■ Goal: Leave out the pictures and reproduce all of the data exactly.

::::::::

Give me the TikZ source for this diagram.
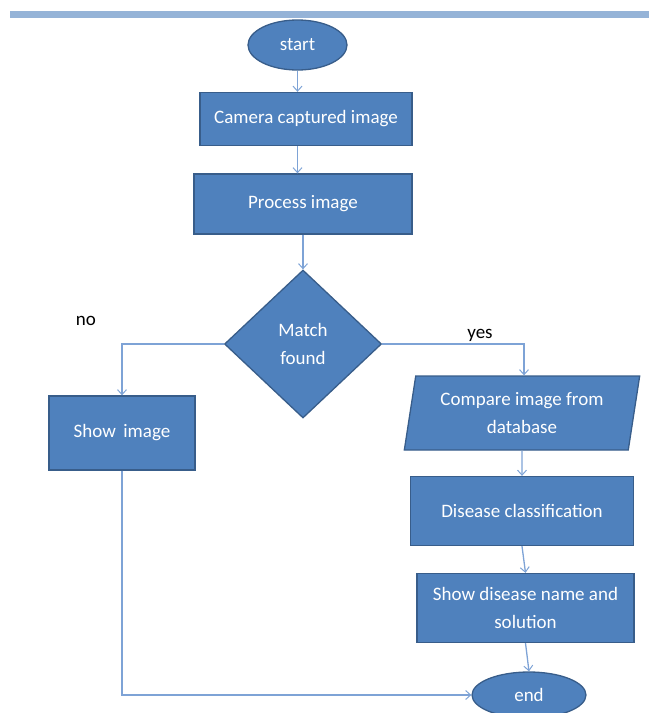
\documentclass[tikz,border=0pt]{standalone}
\usepackage{fontspec}
\setmainfont{Carlito}
\usetikzlibrary{shapes.geometric,arrows.meta}
\definecolor{boxfill}{HTML}{4F81BD}
\definecolor{boxline}{HTML}{385D8A}
\definecolor{conncol}{HTML}{7EA3D6}
\definecolor{barcol}{HTML}{95B3D7}
\tikzset{
  base/.style={fill=boxfill, draw=boxline, line width=1.3pt, text=white, align=center,
    font=\fontsize{19}{28}\selectfont, inner sep=0pt},
  termbox/.style={base, ellipse},
  decbox/.style={base, diamond},
  iobox/.style={base, trapezium, trapezium left angle=78, trapezium right angle=102, trapezium stretches=true},
  conn/.style={draw=conncol, line width=1.3pt, -{Straight Barb[length=5pt,width=9pt,line width=1pt]}},
  lbl/.style={text=black, font=\fontsize{19}{22}\selectfont, inner sep=0pt}
}
\begin{document}
\begin{tikzpicture}[x=1pt,y=-1pt]
\useasboundingbox (0,0) rectangle (649,713);
\fill[barcol] (10,11) rectangle (649,18);

\node[termbox, minimum width=99, minimum height=50] (start) at (297.5,45) {start};
\node[base, minimum width=212, minimum height=53] (cam) at (306,119) {Camera captured image};
\node[base, minimum width=218, minimum height=60] (proc) at (303,204) {Process image};
\node[decbox, minimum width=157, minimum height=148] (dec) at (303,344) {Match\\found};
\node[base, minimum width=146, minimum height=74] (show) at (122,433) {Show\, image};
\node[iobox, minimum width=236, minimum height=74] (cmp) at (522,413) {Compare image from\\database};
\node[base, minimum width=223, minimum height=69] (dis) at (522,511) {Disease classification};
\node[base, minimum width=217, minimum height=69] (name) at (525.5,608) {Show disease name and\\solution};
\node[termbox, minimum width=114, minimum height=46] (end) at (529,695) {end};

\node[lbl] (no) at (86,321) {no};
\node[lbl] (yes) at (480,335) {yes};

\draw[conn] (start.south) -- (start.south |- cam.north);
\draw[conn] (cam.south -| start.south) -- (start.south |- proc.north);
\draw[conn] (proc.south -| dec.north) -- (dec.north);
\draw[conn] (dec.west) -| (show.north);
\draw[conn] (dec.east) -| ([xshift=2pt]cmp.north);
\draw[conn] (cmp.south) -- (dis.north);
\draw[conn] (dis.south) -- (name.north);
\draw[conn] (name.south) -- (end.north);
\draw[conn] (show.south) |- (end.west);
\end{tikzpicture}
\end{document}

::::::::

■ Task answer:
Give me the TikZ source for this diagram.
\documentclass[tikz,border=0pt]{standalone}
\usepackage{fontspec}
\setmainfont{Carlito}
\usetikzlibrary{shapes.geometric,arrows.meta}
\definecolor{boxfill}{HTML}{4F81BD}
\definecolor{boxline}{HTML}{385D8A}
\definecolor{conncol}{HTML}{7EA3D6}
\definecolor{barcol}{HTML}{95B3D7}
\tikzset{
  base/.style={fill=boxfill, draw=boxline, line width=1.3pt, text=white, align=center,
    font=\fontsize{19}{28}\selectfont, inner sep=0pt},
  termbox/.style={base, ellipse},
  decbox/.style={base, diamond},
  iobox/.style={base, trapezium, trapezium left angle=78, trapezium right angle=102, trapezium stretches=true},
  conn/.style={draw=conncol, line width=1.3pt, -{Straight Barb[length=5pt,width=9pt,line width=1pt]}},
  lbl/.style={text=black, font=\fontsize{19}{22}\selectfont, inner sep=0pt}
}
\begin{document}
\begin{tikzpicture}[x=1pt,y=-1pt]
\useasboundingbox (0,0) rectangle (649,713);
\fill[barcol] (10,11) rectangle (649,18);

\node[termbox, minimum width=99, minimum height=50] (start) at (297.5,45) {start};
\node[base, minimum width=212, minimum height=53] (cam) at (306,119) {Camera captured image};
\node[base, minimum width=218, minimum height=60] (proc) at (303,204) {Process image};
\node[decbox, minimum width=157, minimum height=148] (dec) at (303,344) {Match\\found};
\node[base, minimum width=146, minimum height=74] (show) at (122,433) {Show\, image};
\node[iobox, minimum width=236, minimum height=74] (cmp) at (522,413) {Compare image from\\database};
\node[base, minimum width=223, minimum height=69] (dis) at (522,511) {Disease classification};
\node[base, minimum width=217, minimum height=69] (name) at (525.5,608) {Show disease name and\\solution};
\node[termbox, minimum width=114, minimum height=46] (end) at (529,695) {end};

\node[lbl] (no) at (86,321) {no};
\node[lbl] (yes) at (480,335) {yes};

\draw[conn] (start.south) -- (start.south |- cam.north);
\draw[conn] (cam.south -| start.south) -- (start.south |- proc.north);
\draw[conn] (proc.south -| dec.north) -- (dec.north);
\draw[conn] (dec.west) -| (show.north);
\draw[conn] (dec.east) -| ([xshift=2pt]cmp.north);
\draw[conn] (cmp.south) -- (dis.north);
\draw[conn] (dis.south) -- (name.north);
\draw[conn] (name.south) -- (end.north);
\draw[conn] (show.south) |- (end.west);
\end{tikzpicture}
\end{document}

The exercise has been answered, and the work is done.